La bonne odeur réconfortante du café chaud le matin, on connaît bien. Ce qu’on connaît moins, c’est l’envers du décor de la production de ce café. Celui où, dans les collines de l’Etat d’Espírito Santo au Brésil, des ouvriers agricoles comme José Lima et Jurandir dos Santos vivent l’enfer pour sauver nos matinées. Une récente enquête de Public Eye en collaboration avec Repórter Brasil, sortie en juin, dénonce l’exploitation des cueilleurs de café chez des fournisseurs de Nestlé, géant du café mondial. Dans les plantations en question, on dort à même le sol, on boit une eau croupie, et on trime douze heures par jour pour un salaire de misère, à savoir l’équivalent de 9 francs, selon le rapport, soit 75% du salaire minimum légal. De ce misérable revenu, il faut déduire tout un tas de frais, comme les bottes et les gants de travail ou encore les maigres repas. Voilà le vrai visage d’un circuit pourtant certifié durable et responsable.

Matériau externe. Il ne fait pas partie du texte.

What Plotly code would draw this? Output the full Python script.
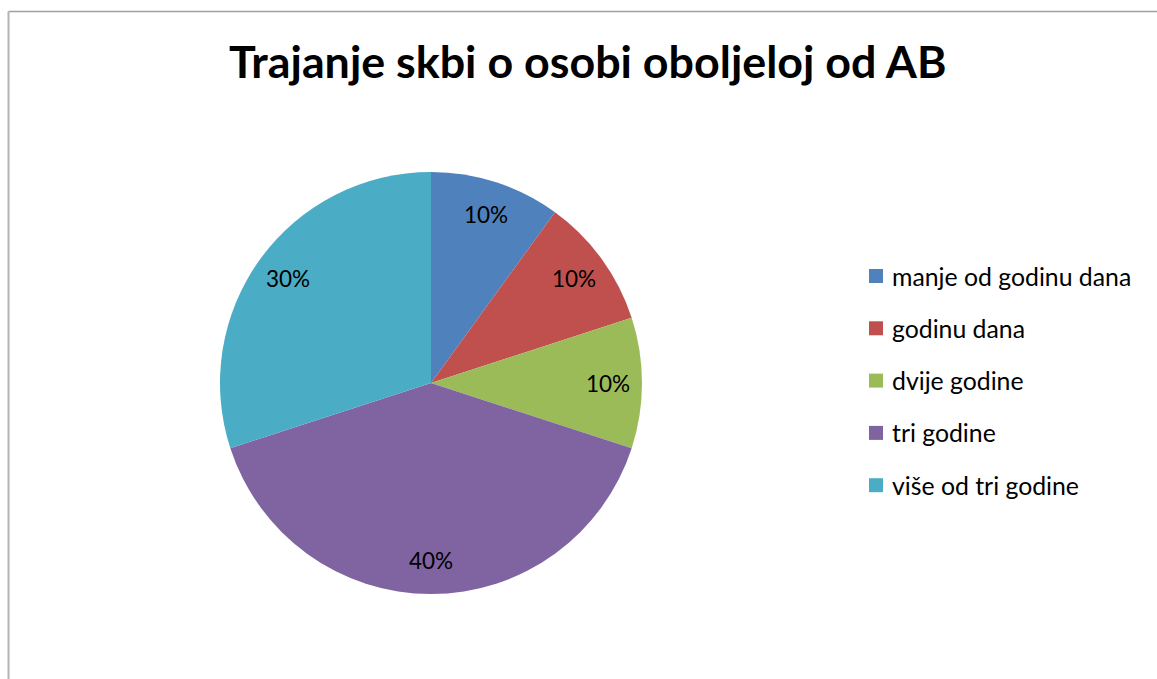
import math
import plotly.graph_objects as go

categories = ["manje od godinu dana", "godinu dana", "dvije godine", "tri godine", "više od tri godine"]
values = [10, 10, 10, 40, 30]
colors = ["#4F81BD", "#C0504D", "#9BBB59", "#8064A2", "#4BACC6"]
title_text = "Trajanje skbi o osobi oboljeloj od AB"

W, H = 1157, 679
cx, cy, R = 431, 383, 211  # pie centre / radius in pixels

fig = go.Figure(go.Pie(
    labels=categories, values=values, sort=False, direction="clockwise", rotation=0,
    marker=dict(colors=colors, line=dict(width=0)),
    textinfo="none", hoverinfo="label+percent", showlegend=False,
    domain=dict(x=[(cx - R) / W, (cx + R) / W], y=[(H - cy - R) / H, (H - cy + R) / H]),
))

annotations = []
total = sum(values)
cum = 0
for v in values:
    mid = (cum + v / 2) / total * 2 * math.pi
    cum += v
    r = 0.84 * R
    px = cx + r * math.sin(mid)
    py = cy - r * math.cos(mid)
    annotations.append(dict(x=px / W, y=1 - py / H, xref="paper", yref="paper",
                            xanchor="center", yanchor="middle",
                            text=f"{round(v / total * 100)}%", showarrow=False,
                            font=dict(family="Lato", size=22.5, color="#000000")))

shapes = []
leg_x, leg_y0, leg_dy, sq = 869, 276, 52.3, 14
for i, (lab, col) in enumerate(zip(categories, colors)):
    yc = leg_y0 + i * leg_dy
    shapes.append(dict(type="rect", xref="paper", yref="paper",
                       x0=leg_x / W, x1=(leg_x + sq) / W,
                       y0=1 - (yc + sq / 2) / H, y1=1 - (yc - sq / 2) / H,
                       fillcolor=col, line=dict(width=0)))
    annotations.append(dict(x=(leg_x + 21) / W, y=1 - yc / H, xref="paper", yref="paper",
                            text=lab, showarrow=False, xanchor="left", yanchor="middle",
                            font=dict(family="Lato", size=24.8, color="#000000")))

# chart border (top and left edges visible)
shapes.append(dict(type="line", xref="paper", yref="paper", x0=8.5 / W, x1=1.0,
                   y0=1 - 11.5 / H, y1=1 - 11.5 / H, line=dict(color="#a0a0a0", width=1.5)))
shapes.append(dict(type="line", xref="paper", yref="paper", x0=8.5 / W, x1=8.5 / W,
                   y0=1 - 11.5 / H, y1=0, line=dict(color="#b4b4b4", width=2)))

annotations.append(dict(x=587 / W, y=1 - 61 / H, xref="paper", yref="paper",
                        text=f"<b>{title_text}</b>", showarrow=False,
                        xanchor="center", yanchor="middle",
                        font=dict(family="Lato", size=44.8, color="#000000")))

fig.update_layout(width=W, height=H, margin=dict(l=0, r=0, t=0, b=0),
                  paper_bgcolor="white", plot_bgcolor="white",
                  annotations=annotations, shapes=shapes)
fig.write_html("out.html")
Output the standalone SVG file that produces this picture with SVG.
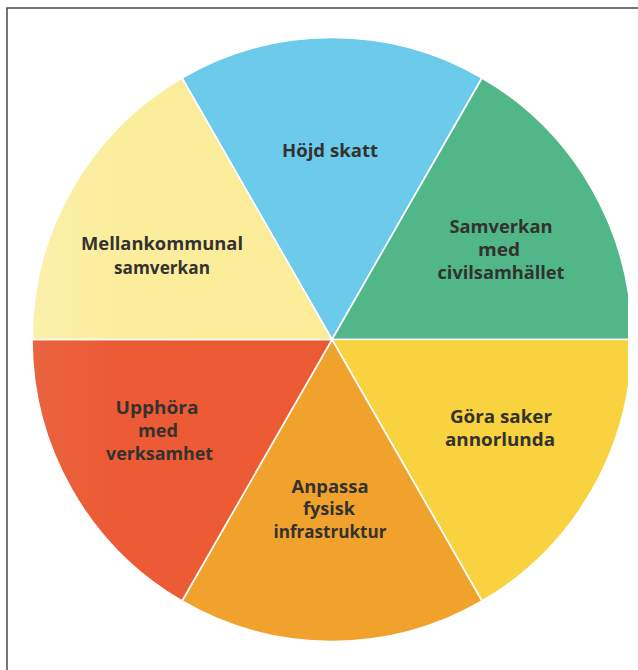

La stratégie est bien huilée. Les ouvriers, venus de régions pauvres du Brésil, sont recrutés avec de belles promesses: une bonne rémunération, un logement décent et un contrat de travail. En réalité, ils arrivent après 1200 km de bus et se retrouvent piégés dans une exploitation isolée, sans contrat, sans lits et sous surveillance armée. Et quand ils veulent fuir, on leur rappelle qu’ils ont des dettes, et que personne ne quitte la ferme sans les payer. La loi de la menace, de la peur et de la contrainte règne. L’inspection du travail indiquera que la plantation ne remplit pas moins de 24 critères de «conditions de travail s’apparentant à de l’esclavage», un terme défini par le droit pénal brésilien. Hélas, ce n’est pas une exception! Selon l’organisation de défense des droits humains Conectas, ces dix dernières années, aucun autre secteur n’a dû secourir autant de personnes face à de telles conditions de travail que celui du café. 

 

Malgré tout, quasiment aucune condamnation pénale n’a eu lieu. Une étude démontre que, sur plus de 2679 employeurs accusés d’esclavage moderne entre 2008 et 2019, seuls 112 ont été condamnés, et généralement à des peines courtes qu’ils n’ont pas eu à purger. De son côté, Nestlé se décharge en assurant qu’elle ne se fournit pas – ou du moins plus – auprès de la ferme de Mata Verde. Quoi qu’il en soit, en 2025, il n’est plus concevable que des humains subissent des situations d’esclavage moderne pour enrichir des multinationales. Il est enfin temps de mettre les droits humains au centre de nos préoccupations. De rendre des comptes tout au long de la chaîne. Et de rappeler, encore et toujours, que, sans les ouvriers agricoles, il n’y a pas de café. Ni pour Nestlé, ni dans notre tasse le matin.